### [Problem to solve]
Reproduce, exactly and in full, the lines from the one with "Give me the Apache" through the one with "90, interval: 10" in the data below; drop pictures.

[Code that draws figures]
++++++++++

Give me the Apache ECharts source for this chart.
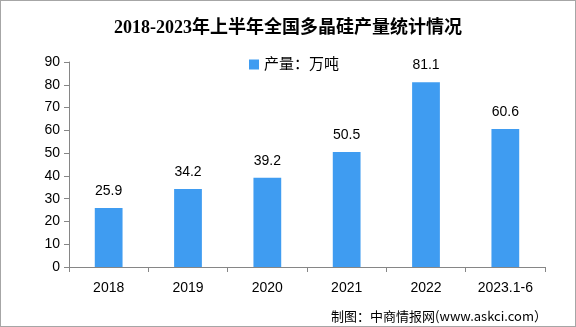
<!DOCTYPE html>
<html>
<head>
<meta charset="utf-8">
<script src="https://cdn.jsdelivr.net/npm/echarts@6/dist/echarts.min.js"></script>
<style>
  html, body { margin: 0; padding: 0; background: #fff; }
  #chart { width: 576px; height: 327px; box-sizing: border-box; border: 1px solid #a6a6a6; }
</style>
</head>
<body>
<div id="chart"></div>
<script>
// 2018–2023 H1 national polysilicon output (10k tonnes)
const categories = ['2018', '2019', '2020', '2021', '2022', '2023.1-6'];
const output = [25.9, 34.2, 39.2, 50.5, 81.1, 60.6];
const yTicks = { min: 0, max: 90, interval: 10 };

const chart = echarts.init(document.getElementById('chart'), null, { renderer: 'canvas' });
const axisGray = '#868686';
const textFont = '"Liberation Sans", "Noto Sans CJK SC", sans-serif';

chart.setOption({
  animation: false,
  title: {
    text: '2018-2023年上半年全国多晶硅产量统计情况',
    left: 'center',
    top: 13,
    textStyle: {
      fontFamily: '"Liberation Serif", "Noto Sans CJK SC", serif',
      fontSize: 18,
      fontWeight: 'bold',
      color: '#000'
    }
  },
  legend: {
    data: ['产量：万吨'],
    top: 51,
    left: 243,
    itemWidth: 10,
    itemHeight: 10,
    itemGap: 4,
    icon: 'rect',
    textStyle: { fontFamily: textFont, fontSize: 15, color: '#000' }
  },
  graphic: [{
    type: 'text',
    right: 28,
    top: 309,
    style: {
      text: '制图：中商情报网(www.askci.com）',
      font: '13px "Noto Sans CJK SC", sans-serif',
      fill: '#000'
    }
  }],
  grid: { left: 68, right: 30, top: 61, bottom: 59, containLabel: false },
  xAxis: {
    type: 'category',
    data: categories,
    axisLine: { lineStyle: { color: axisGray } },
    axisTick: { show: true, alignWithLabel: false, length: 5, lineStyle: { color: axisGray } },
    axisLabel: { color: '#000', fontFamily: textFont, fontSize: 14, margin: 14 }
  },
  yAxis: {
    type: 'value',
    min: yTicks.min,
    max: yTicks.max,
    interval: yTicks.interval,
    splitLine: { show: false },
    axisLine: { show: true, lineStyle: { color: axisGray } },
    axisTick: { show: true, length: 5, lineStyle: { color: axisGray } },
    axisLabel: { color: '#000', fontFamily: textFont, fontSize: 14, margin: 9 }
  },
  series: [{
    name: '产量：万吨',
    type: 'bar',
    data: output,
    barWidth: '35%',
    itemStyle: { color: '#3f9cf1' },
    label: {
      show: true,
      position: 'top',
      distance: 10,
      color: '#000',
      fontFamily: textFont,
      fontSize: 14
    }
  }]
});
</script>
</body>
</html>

++++++++++

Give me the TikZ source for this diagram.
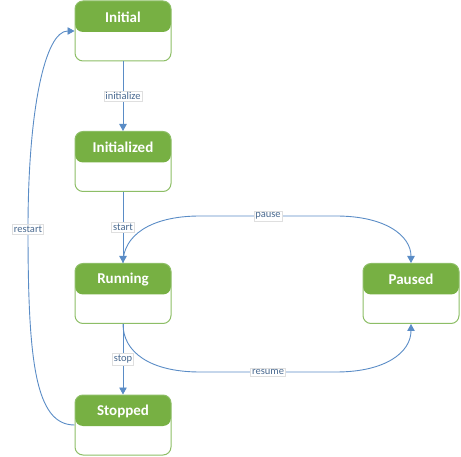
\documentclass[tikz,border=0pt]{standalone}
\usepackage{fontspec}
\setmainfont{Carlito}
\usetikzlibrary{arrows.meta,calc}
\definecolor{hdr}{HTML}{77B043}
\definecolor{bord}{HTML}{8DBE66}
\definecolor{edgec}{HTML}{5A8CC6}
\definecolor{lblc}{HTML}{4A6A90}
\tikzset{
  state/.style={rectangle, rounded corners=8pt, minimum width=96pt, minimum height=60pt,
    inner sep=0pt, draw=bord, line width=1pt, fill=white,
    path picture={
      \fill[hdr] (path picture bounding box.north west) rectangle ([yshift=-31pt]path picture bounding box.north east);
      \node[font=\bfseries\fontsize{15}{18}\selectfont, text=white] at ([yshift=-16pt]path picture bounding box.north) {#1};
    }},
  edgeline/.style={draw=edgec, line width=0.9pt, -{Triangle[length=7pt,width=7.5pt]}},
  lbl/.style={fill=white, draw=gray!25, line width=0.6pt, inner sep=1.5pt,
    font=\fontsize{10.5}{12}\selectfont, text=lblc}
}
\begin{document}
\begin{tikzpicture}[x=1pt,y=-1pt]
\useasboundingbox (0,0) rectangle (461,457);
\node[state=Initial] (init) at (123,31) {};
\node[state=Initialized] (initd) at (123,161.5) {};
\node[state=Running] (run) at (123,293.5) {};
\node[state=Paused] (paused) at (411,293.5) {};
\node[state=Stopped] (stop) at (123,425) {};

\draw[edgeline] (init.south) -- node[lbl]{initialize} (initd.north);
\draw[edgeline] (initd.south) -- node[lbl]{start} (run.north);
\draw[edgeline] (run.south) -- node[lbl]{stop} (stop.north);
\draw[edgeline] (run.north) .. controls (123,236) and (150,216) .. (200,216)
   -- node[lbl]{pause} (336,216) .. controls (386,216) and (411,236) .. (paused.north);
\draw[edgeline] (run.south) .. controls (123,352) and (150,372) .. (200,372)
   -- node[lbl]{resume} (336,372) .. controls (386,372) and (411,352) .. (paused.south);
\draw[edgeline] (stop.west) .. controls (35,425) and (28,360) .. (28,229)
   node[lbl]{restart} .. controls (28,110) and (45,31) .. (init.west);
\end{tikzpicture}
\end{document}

++++++++++

### [Solution below]
Give me the Apache ECharts source for this chart.
<!DOCTYPE html>
<html>
<head>
<meta charset="utf-8">
<script src="https://cdn.jsdelivr.net/npm/echarts@6/dist/echarts.min.js"></script>
<style>
  html, body { margin: 0; padding: 0; background: #fff; }
  #chart { width: 576px; height: 327px; box-sizing: border-box; border: 1px solid #a6a6a6; }
</style>
</head>
<body>
<div id="chart"></div>
<script>
// 2018–2023 H1 national polysilicon output (10k tonnes)
const categories = ['2018', '2019', '2020', '2021', '2022', '2023.1-6'];
const output = [25.9, 34.2, 39.2, 50.5, 81.1, 60.6];
const yTicks = { min: 0, max: 90, interval: 10 };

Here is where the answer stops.